Records excerpted from a collection
* start *
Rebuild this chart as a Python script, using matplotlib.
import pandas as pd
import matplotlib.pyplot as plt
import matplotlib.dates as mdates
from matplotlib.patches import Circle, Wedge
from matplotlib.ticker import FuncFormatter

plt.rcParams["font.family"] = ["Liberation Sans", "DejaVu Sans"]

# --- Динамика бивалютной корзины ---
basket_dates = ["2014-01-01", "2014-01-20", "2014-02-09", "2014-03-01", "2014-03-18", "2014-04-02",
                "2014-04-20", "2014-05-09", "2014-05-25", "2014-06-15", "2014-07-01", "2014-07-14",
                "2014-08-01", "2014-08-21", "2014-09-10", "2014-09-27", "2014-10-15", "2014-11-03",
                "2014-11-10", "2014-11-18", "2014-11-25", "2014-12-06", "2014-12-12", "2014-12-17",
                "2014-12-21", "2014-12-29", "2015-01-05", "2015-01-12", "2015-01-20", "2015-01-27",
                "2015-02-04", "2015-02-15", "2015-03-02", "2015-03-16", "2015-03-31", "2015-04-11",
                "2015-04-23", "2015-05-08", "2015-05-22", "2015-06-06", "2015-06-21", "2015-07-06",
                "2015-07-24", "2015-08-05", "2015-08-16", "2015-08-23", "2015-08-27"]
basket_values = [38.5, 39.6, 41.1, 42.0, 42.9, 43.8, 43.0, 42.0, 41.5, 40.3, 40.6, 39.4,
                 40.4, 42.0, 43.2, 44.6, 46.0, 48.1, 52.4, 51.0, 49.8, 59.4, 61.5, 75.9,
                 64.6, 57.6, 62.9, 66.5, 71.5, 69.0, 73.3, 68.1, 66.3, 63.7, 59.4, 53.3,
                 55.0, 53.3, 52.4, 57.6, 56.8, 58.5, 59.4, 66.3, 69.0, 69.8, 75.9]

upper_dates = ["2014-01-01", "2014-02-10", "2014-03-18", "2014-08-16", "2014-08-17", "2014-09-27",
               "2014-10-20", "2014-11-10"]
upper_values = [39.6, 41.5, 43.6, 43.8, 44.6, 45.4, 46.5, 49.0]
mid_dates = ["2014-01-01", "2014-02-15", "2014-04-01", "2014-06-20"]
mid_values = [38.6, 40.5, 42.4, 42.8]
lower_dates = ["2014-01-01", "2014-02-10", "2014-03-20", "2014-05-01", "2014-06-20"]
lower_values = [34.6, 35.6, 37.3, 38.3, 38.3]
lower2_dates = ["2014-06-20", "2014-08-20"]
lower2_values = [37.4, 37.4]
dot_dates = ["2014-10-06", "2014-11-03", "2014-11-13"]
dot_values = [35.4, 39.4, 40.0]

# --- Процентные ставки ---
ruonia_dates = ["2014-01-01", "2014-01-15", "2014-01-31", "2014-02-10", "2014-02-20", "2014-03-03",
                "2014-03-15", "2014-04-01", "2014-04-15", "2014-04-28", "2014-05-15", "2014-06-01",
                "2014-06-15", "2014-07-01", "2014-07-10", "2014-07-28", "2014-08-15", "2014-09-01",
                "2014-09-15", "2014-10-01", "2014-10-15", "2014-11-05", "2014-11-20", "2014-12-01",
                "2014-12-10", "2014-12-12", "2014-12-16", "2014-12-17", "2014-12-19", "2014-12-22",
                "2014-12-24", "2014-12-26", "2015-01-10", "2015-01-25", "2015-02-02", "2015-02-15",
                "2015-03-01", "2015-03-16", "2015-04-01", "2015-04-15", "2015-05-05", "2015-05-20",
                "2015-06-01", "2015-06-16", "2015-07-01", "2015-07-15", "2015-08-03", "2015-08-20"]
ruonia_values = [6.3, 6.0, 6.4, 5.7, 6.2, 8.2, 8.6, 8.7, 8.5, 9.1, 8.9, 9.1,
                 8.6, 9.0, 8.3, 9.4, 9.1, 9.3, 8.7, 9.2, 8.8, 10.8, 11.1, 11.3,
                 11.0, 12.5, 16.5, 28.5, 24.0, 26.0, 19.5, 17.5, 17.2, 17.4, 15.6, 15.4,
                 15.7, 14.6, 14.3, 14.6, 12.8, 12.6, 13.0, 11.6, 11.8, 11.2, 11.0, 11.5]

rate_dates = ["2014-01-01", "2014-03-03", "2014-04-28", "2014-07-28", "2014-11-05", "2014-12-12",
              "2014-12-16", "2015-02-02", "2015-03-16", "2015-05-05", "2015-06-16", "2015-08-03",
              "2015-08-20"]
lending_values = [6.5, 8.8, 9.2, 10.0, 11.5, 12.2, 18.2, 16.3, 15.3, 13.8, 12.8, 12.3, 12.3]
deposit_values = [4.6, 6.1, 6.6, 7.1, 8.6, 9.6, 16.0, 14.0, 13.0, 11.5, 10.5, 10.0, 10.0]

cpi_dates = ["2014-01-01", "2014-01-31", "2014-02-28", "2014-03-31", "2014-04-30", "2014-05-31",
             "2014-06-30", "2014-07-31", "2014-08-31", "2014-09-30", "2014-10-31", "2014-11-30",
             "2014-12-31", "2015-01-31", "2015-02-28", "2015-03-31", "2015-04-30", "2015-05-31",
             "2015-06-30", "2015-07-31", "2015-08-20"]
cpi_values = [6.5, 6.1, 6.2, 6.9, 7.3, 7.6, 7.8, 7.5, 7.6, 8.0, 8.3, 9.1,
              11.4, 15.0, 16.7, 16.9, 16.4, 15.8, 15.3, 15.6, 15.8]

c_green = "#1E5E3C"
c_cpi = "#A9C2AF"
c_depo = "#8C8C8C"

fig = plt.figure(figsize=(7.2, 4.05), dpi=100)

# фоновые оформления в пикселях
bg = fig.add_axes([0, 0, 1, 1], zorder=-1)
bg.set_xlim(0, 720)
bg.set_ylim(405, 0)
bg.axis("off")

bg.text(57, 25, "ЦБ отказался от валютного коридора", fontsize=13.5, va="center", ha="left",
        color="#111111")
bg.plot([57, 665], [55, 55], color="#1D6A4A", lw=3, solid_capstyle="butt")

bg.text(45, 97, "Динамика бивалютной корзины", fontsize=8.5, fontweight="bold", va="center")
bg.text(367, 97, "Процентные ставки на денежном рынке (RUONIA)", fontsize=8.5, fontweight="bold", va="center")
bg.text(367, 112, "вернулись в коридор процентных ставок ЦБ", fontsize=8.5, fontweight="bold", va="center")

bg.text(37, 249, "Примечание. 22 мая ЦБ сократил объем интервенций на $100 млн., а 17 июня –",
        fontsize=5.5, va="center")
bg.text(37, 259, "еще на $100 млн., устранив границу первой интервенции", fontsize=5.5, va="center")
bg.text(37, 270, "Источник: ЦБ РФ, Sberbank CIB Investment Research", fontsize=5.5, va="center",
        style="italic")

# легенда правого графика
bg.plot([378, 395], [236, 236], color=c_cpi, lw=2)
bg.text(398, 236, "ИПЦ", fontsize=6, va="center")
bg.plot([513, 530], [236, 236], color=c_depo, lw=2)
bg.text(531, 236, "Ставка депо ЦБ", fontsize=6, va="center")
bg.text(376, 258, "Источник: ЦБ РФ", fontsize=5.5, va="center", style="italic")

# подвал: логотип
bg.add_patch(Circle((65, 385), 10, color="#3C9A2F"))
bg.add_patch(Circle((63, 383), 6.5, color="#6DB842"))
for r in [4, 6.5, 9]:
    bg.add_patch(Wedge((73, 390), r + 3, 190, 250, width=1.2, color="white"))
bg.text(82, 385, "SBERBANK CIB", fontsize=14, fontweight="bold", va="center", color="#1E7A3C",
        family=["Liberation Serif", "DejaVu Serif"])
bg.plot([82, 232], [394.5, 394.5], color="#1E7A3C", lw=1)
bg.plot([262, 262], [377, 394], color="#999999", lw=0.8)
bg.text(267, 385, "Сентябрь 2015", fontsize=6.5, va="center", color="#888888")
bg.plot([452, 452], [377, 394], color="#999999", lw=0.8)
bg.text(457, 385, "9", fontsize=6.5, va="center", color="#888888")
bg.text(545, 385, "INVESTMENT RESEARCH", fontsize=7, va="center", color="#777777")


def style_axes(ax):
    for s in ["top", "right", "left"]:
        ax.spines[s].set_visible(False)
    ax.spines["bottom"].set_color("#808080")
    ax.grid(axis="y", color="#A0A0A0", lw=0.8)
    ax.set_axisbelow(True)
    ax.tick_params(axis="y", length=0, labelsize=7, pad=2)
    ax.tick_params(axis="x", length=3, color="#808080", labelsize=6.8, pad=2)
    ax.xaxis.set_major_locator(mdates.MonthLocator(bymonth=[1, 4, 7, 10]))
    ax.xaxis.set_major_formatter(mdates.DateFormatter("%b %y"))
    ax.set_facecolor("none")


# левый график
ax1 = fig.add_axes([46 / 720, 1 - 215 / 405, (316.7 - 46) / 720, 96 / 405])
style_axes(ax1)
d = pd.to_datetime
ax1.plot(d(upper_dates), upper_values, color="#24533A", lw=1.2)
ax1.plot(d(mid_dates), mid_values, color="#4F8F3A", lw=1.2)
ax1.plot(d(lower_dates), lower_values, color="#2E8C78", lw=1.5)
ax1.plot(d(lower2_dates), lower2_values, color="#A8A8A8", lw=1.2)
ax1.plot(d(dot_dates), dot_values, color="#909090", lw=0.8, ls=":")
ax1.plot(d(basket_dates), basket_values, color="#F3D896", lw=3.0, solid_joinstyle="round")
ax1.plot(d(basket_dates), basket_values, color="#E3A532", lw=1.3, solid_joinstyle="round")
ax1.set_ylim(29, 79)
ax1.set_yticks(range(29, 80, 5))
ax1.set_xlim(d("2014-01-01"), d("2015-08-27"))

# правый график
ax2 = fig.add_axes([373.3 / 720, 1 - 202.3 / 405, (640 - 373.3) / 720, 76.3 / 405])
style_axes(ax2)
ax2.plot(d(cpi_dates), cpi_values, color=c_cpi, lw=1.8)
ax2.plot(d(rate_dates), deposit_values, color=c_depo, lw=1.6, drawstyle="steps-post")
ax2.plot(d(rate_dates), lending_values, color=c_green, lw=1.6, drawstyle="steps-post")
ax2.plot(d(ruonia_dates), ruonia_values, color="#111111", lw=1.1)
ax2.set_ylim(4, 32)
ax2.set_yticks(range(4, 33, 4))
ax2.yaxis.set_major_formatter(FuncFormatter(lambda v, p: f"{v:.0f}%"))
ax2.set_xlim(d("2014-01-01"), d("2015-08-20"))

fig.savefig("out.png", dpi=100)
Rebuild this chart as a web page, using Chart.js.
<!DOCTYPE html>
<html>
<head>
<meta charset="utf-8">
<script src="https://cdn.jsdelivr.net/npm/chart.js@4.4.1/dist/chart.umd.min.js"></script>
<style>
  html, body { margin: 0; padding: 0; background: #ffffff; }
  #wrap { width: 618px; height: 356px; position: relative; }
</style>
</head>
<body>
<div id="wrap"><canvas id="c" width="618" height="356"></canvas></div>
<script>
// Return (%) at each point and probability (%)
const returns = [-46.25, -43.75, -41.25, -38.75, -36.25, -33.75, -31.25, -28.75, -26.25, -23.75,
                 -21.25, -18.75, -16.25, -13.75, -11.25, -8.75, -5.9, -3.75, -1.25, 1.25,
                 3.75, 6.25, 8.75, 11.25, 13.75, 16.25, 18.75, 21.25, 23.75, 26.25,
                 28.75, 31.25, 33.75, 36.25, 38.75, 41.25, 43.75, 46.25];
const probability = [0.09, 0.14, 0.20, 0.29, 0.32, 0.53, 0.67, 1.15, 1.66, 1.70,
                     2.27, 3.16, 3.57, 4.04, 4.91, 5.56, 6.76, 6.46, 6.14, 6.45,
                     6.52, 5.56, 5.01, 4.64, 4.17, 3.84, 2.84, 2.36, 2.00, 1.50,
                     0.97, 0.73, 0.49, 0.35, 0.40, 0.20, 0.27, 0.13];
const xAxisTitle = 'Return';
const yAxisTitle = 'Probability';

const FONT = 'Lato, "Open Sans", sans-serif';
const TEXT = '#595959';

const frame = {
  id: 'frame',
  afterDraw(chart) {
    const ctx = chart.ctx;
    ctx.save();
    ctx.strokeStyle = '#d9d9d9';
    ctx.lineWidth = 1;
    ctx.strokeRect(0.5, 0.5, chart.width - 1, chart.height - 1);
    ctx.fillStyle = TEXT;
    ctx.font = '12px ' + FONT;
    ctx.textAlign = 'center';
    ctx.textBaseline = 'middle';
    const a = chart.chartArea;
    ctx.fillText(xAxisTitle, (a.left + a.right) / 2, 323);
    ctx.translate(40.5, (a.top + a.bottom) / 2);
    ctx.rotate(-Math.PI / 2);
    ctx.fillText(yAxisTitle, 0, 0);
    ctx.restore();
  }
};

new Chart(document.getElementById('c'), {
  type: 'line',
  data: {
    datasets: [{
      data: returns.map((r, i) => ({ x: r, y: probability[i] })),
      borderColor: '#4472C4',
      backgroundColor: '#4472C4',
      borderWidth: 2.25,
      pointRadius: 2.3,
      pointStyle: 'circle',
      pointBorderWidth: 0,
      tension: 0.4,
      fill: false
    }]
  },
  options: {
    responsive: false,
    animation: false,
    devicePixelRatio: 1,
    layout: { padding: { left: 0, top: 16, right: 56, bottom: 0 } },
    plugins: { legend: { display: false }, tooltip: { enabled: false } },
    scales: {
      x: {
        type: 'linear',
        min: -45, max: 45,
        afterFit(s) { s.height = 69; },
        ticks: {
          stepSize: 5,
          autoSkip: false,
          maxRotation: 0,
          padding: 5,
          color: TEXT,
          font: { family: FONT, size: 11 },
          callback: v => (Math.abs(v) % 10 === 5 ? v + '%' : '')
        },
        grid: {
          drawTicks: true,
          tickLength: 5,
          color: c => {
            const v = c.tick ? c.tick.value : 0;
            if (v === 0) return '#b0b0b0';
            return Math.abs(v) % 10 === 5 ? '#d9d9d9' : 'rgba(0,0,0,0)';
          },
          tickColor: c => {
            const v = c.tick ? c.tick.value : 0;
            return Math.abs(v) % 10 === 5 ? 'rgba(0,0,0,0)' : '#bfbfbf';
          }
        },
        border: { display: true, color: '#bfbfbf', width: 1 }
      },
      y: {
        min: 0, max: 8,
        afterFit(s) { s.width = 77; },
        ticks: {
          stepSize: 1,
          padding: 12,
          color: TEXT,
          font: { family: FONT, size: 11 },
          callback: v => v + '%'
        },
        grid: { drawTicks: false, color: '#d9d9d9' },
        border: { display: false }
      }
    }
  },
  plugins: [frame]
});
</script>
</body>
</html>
* end *
> _GIVEN EXERCISE_
Only the lines from the start of the data to the line holding "dot_values = [35.4, 39.4, 40.0]" are wanted; return them exactly, both ends included.

> _RESPONSE TO THE TASK_
Rebuild this chart as a Python script, using matplotlib.
import pandas as pd
import matplotlib.pyplot as plt
import matplotlib.dates as mdates
from matplotlib.patches import Circle, Wedge
from matplotlib.ticker import FuncFormatter

plt.rcParams["font.family"] = ["Liberation Sans", "DejaVu Sans"]

# --- Динамика бивалютной корзины ---
basket_dates = ["2014-01-01", "2014-01-20", "2014-02-09", "2014-03-01", "2014-03-18", "2014-04-02",
                "2014-04-20", "2014-05-09", "2014-05-25", "2014-06-15", "2014-07-01", "2014-07-14",
                "2014-08-01", "2014-08-21", "2014-09-10", "2014-09-27", "2014-10-15", "2014-11-03",
                "2014-11-10", "2014-11-18", "2014-11-25", "2014-12-06", "2014-12-12", "2014-12-17",
                "2014-12-21", "2014-12-29", "2015-01-05", "2015-01-12", "2015-01-20", "2015-01-27",
                "2015-02-04", "2015-02-15", "2015-03-02", "2015-03-16", "2015-03-31", "2015-04-11",
                "2015-04-23", "2015-05-08", "2015-05-22", "2015-06-06", "2015-06-21", "2015-07-06",
                "2015-07-24", "2015-08-05", "2015-08-16", "2015-08-23", "2015-08-27"]
basket_values = [38.5, 39.6, 41.1, 42.0, 42.9, 43.8, 43.0, 42.0, 41.5, 40.3, 40.6, 39.4,
                 40.4, 42.0, 43.2, 44.6, 46.0, 48.1, 52.4, 51.0, 49.8, 59.4, 61.5, 75.9,
                 64.6, 57.6, 62.9, 66.5, 71.5, 69.0, 73.3, 68.1, 66.3, 63.7, 59.4, 53.3,
                 55.0, 53.3, 52.4, 57.6, 56.8, 58.5, 59.4, 66.3, 69.0, 69.8, 75.9]

upper_dates = ["2014-01-01", "2014-02-10", "2014-03-18", "2014-08-16", "2014-08-17", "2014-09-27",
               "2014-10-20", "2014-11-10"]
upper_values = [39.6, 41.5, 43.6, 43.8, 44.6, 45.4, 46.5, 49.0]
mid_dates = ["2014-01-01", "2014-02-15", "2014-04-01", "2014-06-20"]
mid_values = [38.6, 40.5, 42.4, 42.8]
lower_dates = ["2014-01-01", "2014-02-10", "2014-03-20", "2014-05-01", "2014-06-20"]
lower_values = [34.6, 35.6, 37.3, 38.3, 38.3]
lower2_dates = ["2014-06-20", "2014-08-20"]
lower2_values = [37.4, 37.4]
dot_dates = ["2014-10-06", "2014-11-03", "2014-11-13"]
dot_values = [35.4, 39.4, 40.0]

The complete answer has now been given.